ART | SPECTACLE

Du Futur faisons table rase

05 Déc - 06 Déc 2014
Vernissage le 05 Déc 2014

Résident de la Villa Médicis, le plasticien Théo Mercier prévient dans cette fresque délurée contre toute forme de nostalgie a priori. Dans ce spectacle total, qui mêle chant, danse, musique, comédie et arts plastiques, les temporalités s’inversent et la farce burlesque offre une réinterprétation des récits que l’on croit à tort inscrits dans le marbre.

Théo Mercier, Sexy Sushy, François Chaignaud, Pauline Jambet, Marlène Saldana, Jonathan Drillet
Du Futur faisons table rase

Ce soir l’avenir est à vendre. Pourtant quoi de plus imparfait que le présent? Le passé peut-être, avec ses oripeaux poussiéreux. Effets sonores et optiques, rythme heurté, jeux d’ombres et d’éclairages, apparitions, déclamation, tout se joue sur scènes. Le pluriel est important. Podium, tribune, tréteaux de théâtre, plateau de festival, piédestal: c’est là que le temps se matérialise, à la vitesse de la lumière. Il y a un sens de lecture, qu’il faut essayer de suivre. Chronologique absurde.
Puis: soudain, la musique occupe tout l’espace, noyant le public dans un déluge éclatant de sons. Ici et maintenant il assiste au spectacle d’un concert qui semble avoir déjà commencé. Pris dans l’éclair aveuglant de l’instant, déconnecté de tout autre réalité que celle de cette énergie ultra violente qui se donne à voir et à entendre. Les barrières Vauban sont-elles là pour protéger le groupe en train de jouer ou les spectateurs? Qui est vraiment en danger? C’est du live.

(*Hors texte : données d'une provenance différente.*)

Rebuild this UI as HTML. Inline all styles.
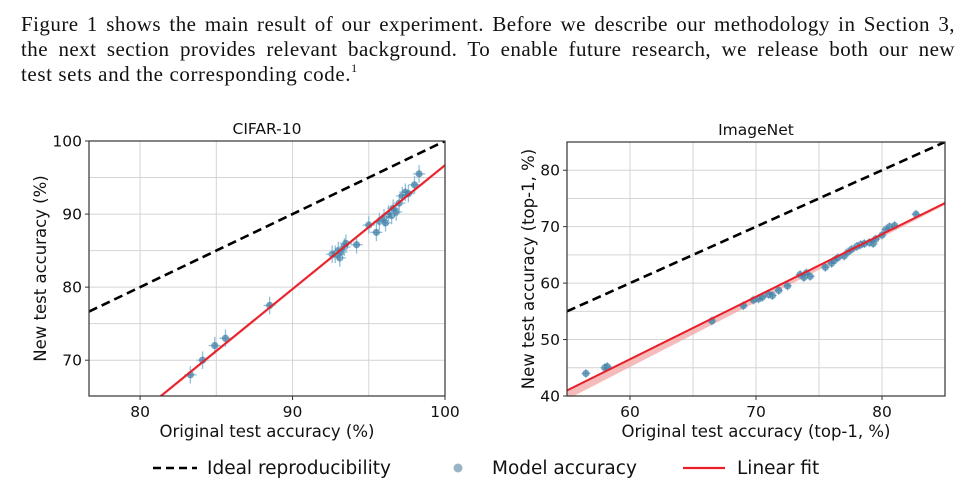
<!DOCTYPE html>
<html><head><meta charset="utf-8"><style>
body{margin:0;width:971px;height:488px;background:#fff;overflow:hidden;position:relative}
#para{position:absolute;left:21px;top:12px;width:934px;font-family:"Liberation Serif",serif;font-size:21px;color:#111}
#para div{height:25px;line-height:25px;text-align:justify;text-align-last:justify;white-space:nowrap;letter-spacing:0.45px}
#para div.last{text-align-last:left;letter-spacing:0.6px}
#para sup{font-size:12px;vertical-align:baseline;position:relative;top:-9px}
svg{position:absolute;left:0;top:0}
text{font-family:"DejaVu Sans","Liberation Sans",sans-serif;fill:#111}
</style></head><body>
<div id="para">
<div>Figure 1 shows the main result of our experiment. Before we describe our methodology in Section 3,</div>
<div>the next section provides relevant background. To enable future research, we release both our new</div>
<div class="last">test sets and the corresponding code.<sup>1</sup></div>
</div>
<svg id="fig" width="971" height="488"></svg>
<script>
const cifarX=[83.3,84.1,84.9,85.6,88.5,92.6,92.8,93,93.1,93.2,93.4,93.5,94.2,95,95.5,95.7,96,96.1,96.3,96.5,96.6,96.8,97,97.2,97.4,97.6,98,98.3];
const cifarY=[68,70,72,73,77.5,84.5,84.5,85,84,84.8,85.5,86,85.8,88.5,87.5,89,89.5,88.8,90,89.8,90.8,90.3,91.5,92.5,93,92.8,94,95.5];
const cifarFit=[1.695,-72.8];
const cifarXTicks=[80,90,100];
const cifarYTicks=[70,80,90,100];
const imnX=[56.5,58,58.2,66.5,69,69.8,70.2,70.5,71,71.3,71.8,72.5,73.5,73.8,74,74.3,75.5,76,76.2,76.5,77,77.3,77.6,78,78.3,78.6,79,79.3,79.5,80,80.3,80.6,81,82.7];
const imnY=[44,45,45.2,53.3,56,57,57.2,57.5,58,57.8,58.7,59.5,61.5,61,61.8,61.2,62.8,63.5,64,64.5,64.8,65.5,66,66.5,66.8,67,67.2,67,67.8,68.5,69.5,70,70.2,72.2];
const imnFit=[1.107,-19.9];
const imnXTicks=[60,70,80];
const imnYTicks=[40,50,60,70,80];
const NS='http://www.w3.org/2000/svg';
const svg=document.getElementById('fig');
function el(t,a,p){const e=document.createElementNS(NS,t);for(const k in a)e.setAttribute(k,a[k]);(p||svg).appendChild(e);return e;}
function panel(o){
  const g=el('g',{});
  
  
  const sx=v=>o.x0+(v-o.xmin)/(o.xmax-o.xmin)*(o.x1-o.x0);
  const sy=v=>o.y1-(v-o.ymin)/(o.ymax-o.ymin)*(o.y1-o.y0);
  const clip=el('clipPath',{id:'c'+o.name},g);
  el('rect',{x:o.x0,y:o.y0,width:o.x1-o.x0,height:o.y1-o.y0},clip);
  for(let v=Math.ceil(o.xmin/5)*5;v<=o.xmax;v+=5){const l=el('line',{x1:sx(v),x2:sx(v),y1:o.y0,y2:o.y1,stroke:'#d4d4d4','stroke-width':1},g);}
  for(let v=Math.ceil(o.ymin/5)*5;v<=o.ymax;v+=5){const l=el('line',{x1:o.x0,x2:o.x1,y1:sy(v),y2:sy(v),stroke:'#d4d4d4','stroke-width':1},g);}
  const cg=el('g',{'clip-path':'url(#c'+o.name+')'},g);
  const id=el('line',{x1:sx(o.xmin),y1:sy(o.xmin),x2:sx(o.xmax),y2:sy(o.xmax),stroke:'#000','stroke-width':2.6,'stroke-dasharray':'9,5'},cg);
  
  const f=v=>o.fit[0]*v+o.fit[1];
  const band=el('polygon',{points:`${sx(o.xmin)},${sy(f(o.xmin))-1} ${sx(o.xmax)},${sy(f(o.xmax))-1} ${sx(o.xmax)},${sy(f(o.xmax))+2} ${sx(o.xmin)},${sy(f(o.xmin))+o.band}`,fill:'#f2a0a0',opacity:0.7},cg);
  
  o.xs.forEach((x,i)=>{const y=o.ys[i];
    const pg=el('g',{},cg);
    
    el('line',{x1:sx(x-o.ex),x2:sx(x+o.ex),y1:sy(y),y2:sy(y),stroke:'#8fbfd8','stroke-width':1.3},pg);
    el('line',{x1:sx(x),x2:sx(x),y1:sy(y-o.ey),y2:sy(y+o.ey),stroke:'#8fbfd8','stroke-width':1.3},pg);
    el('circle',{cx:sx(x),cy:sy(y),r:3.6,fill:'#3d7ba3','fill-opacity':0.7},pg);
  });
  const fl=el('line',{x1:sx(o.xmin),y1:sy(f(o.xmin)),x2:sx(o.xmax),y2:sy(f(o.xmax)),stroke:'#e8202a','stroke-width':2},cg);
  
  const fr=el('rect',{x:o.x0,y:o.y0,width:o.x1-o.x0,height:o.y1-o.y0,fill:'none',stroke:'#333','stroke-width':1.2},g);
  
  o.xt.forEach(v=>{el('line',{x1:sx(v),x2:sx(v),y1:o.y1,y2:o.y1+4,stroke:'#333'},g);const t=el('text',{x:sx(v),y:o.y1+21,'text-anchor':'middle','font-size':15.5},g);t.textContent=v;});
  o.yt.forEach(v=>{el('line',{x1:o.x0-4,x2:o.x0,y1:sy(v),y2:sy(v),stroke:'#333'},g);const t=el('text',{x:o.x0-7,y:sy(v)+5.5,'text-anchor':'end','font-size':15.5},g);t.textContent=v;});
  const tt=el('text',{x:(o.x0+o.x1)/2,y:o.y0-7,'text-anchor':'middle','font-size':15.5},g);tt.textContent=o.title;
  
  const xl=el('text',{x:(o.x0+o.x1)/2,y:o.y1+41,'text-anchor':'middle','font-size':16.5},g);xl.textContent=o.xlab;
  
  const cy=(o.y0+o.y1)/2;
  const yl=el('text',{x:o.ylx,y:cy,'text-anchor':'middle','font-size':16.5,transform:`rotate(-90 ${o.ylx} ${cy})`},g);yl.textContent=o.ylab;
  
}
panel({name:'cifar',x0:89,x1:445,y0:141,y1:396,xmin:76.65,xmax:100,ymin:65.1,ymax:100,xs:cifarX,ys:cifarY,fit:cifarFit,xt:cifarXTicks,yt:cifarYTicks,ex:0.4,ey:1.2,band:2,title:'CIFAR-10',xlab:'Original test accuracy (%)',ylab:'New test accuracy (%)',ylx:46});
panel({name:'imagenet',x0:567,x1:945,y0:142,y1:396,xmin:55,xmax:85,ymin:40,ymax:85,xs:imnX,ys:imnY,fit:imnFit,xt:imnXTicks,yt:imnYTicks,ex:0.35,ey:0.8,band:9,title:'ImageNet',xlab:'Original test accuracy (top-1, %)',ylab:'New test accuracy (top-1, %)',ylx:534});
const lg=el('g',{});

el('line',{x1:153,x2:197,y1:468,y2:468,stroke:'#000','stroke-width':2.6,'stroke-dasharray':'8,5'},lg);
let t=el('text',{x:207,y:474,'font-size':18.5},lg);t.textContent='Ideal reproducibility';

el('circle',{cx:458,cy:468,r:4.5,fill:'#9ab4c6'},lg);
t=el('text',{x:492,y:474,'font-size':18.5},lg);t.textContent='Model accuracy';

el('line',{x1:683,x2:725,y1:468,y2:468,stroke:'#e8202a','stroke-width':2.2},lg);
t=el('text',{x:737,y:474,'font-size':18.5},lg);t.textContent='Linear fit';

</script>
</body></html>
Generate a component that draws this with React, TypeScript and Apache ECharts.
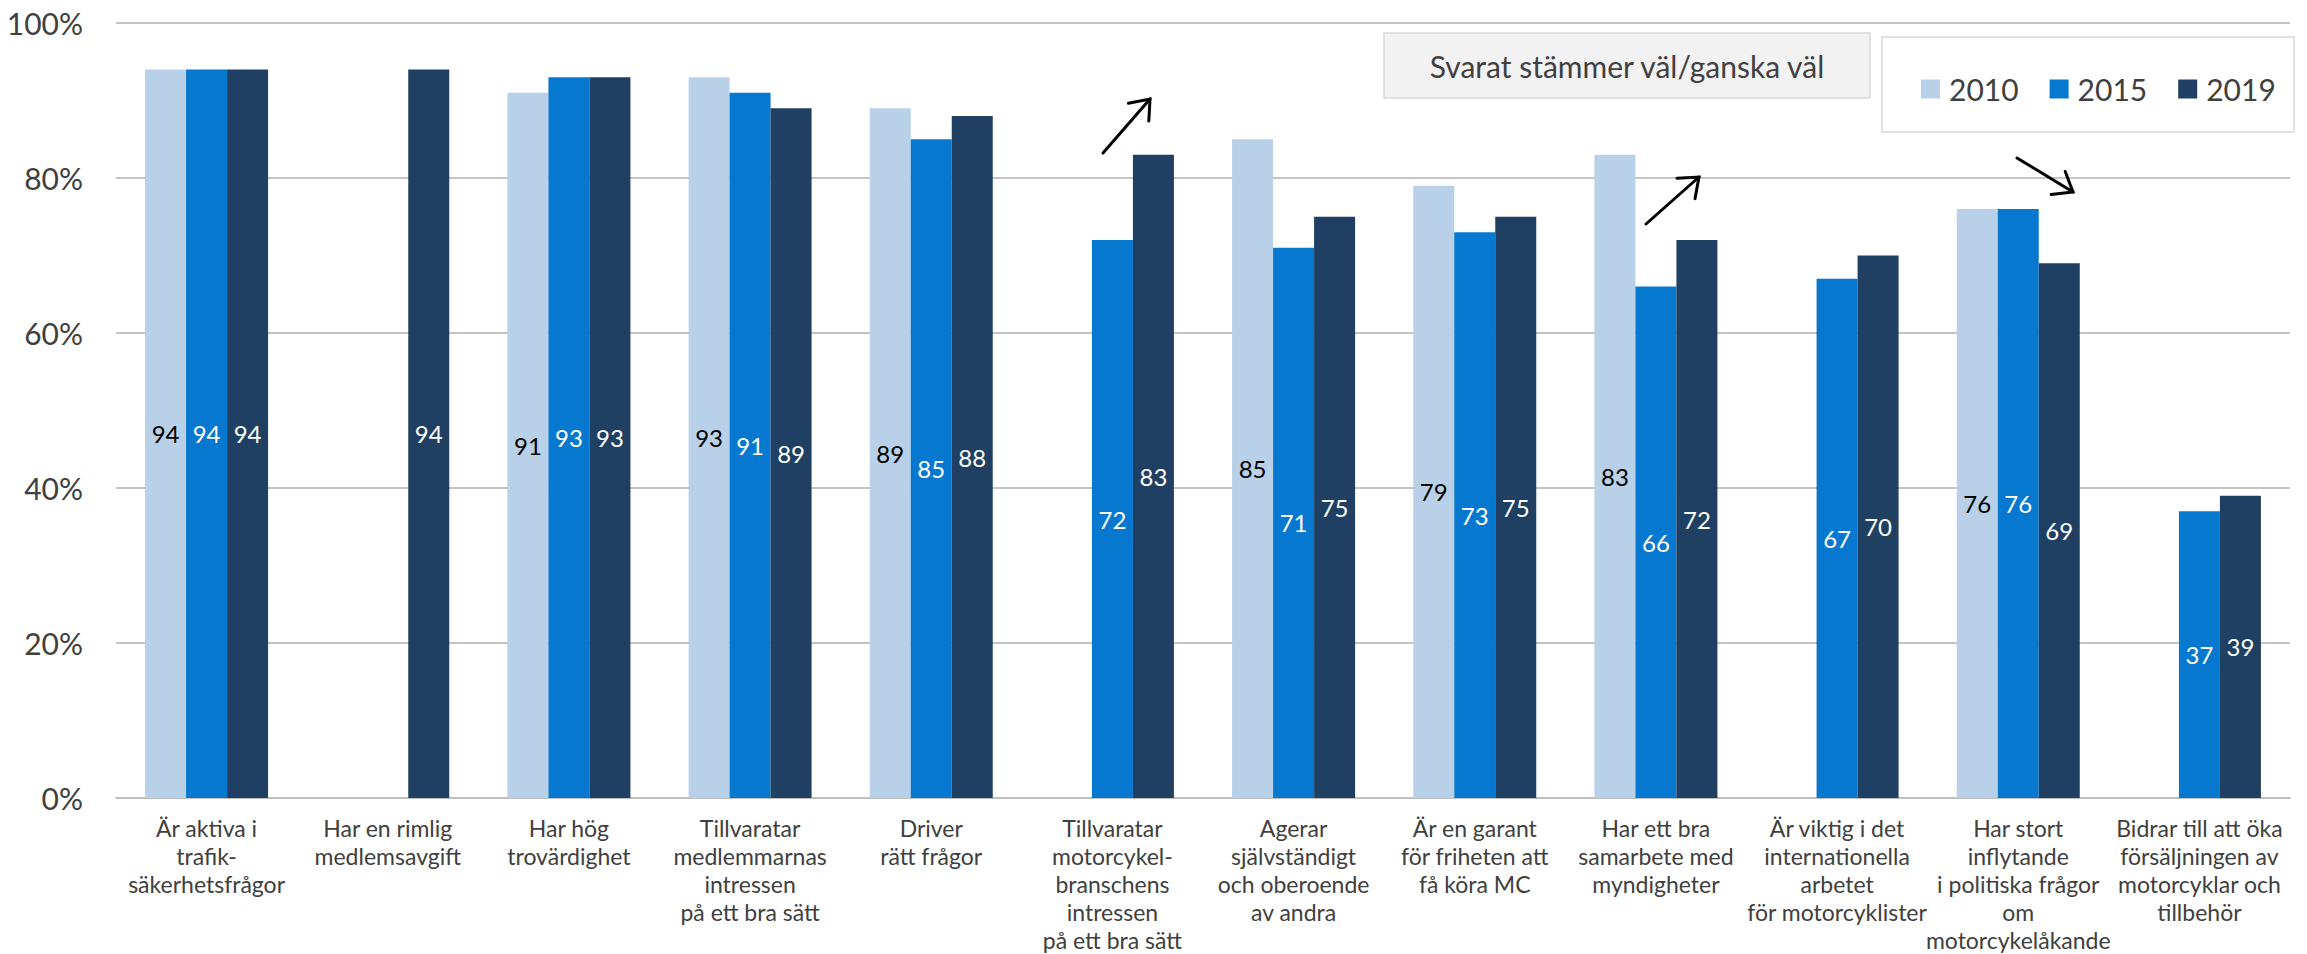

Où se réfugier sinon, dans l’éternité… Depuis qu’il est en résidence à Rome, à la Villa Médicis, Théo Mercier connaît l’angoisse de vivre entouré de vieilles pierres. Il la manifeste en peignant à la main des slogans de protestation sur d’immenses banderoles de coton. «Hier ne meurt jamais»; «Le bon vieux temps»; «Je ne regrette rien»…: ces banderoles servent de décor à cette tragique comédie musicale dans laquelle l’artiste a embarqué performeurs, acteurs, danseurs, chanteuse… tous ralliés à son impératif implacable: «Du futur faisons table rase». Ou pour le dire autrement, ne soyons pas nostalgiques de demain.

Se composant comme une frise historique farcesque, qu’on lirait de gauche à droite, Du Futur faisons table rase est un grand détournement de l’Histoire, qui n’hésite pas à jouer d’anachronismes, de calembours historiques, de sauts de puces dans le passé et de grands bonds dans le futur, pour être brutalement interrompu par la salve électronique d’un concert. Au cours de cette soirée, tout peut être vestige ou prémonition, relever du néoclassicisme ou de l’avant-garde, tant le grand bouillon que nous proposent Théo Mercier et ses invités recycle codes et genres avec malice. De podium en piédestal, le spectacle cite, parodie, assemble, dans des mixages irrévérencieux où le pastiche est peut-être plus sérieux que l’original. Iconoclaste variation autour de notre rapport au temps, la soirée entend faire table rase, peut-être pour réaffirmer avec humour notre ancrage dans le présent.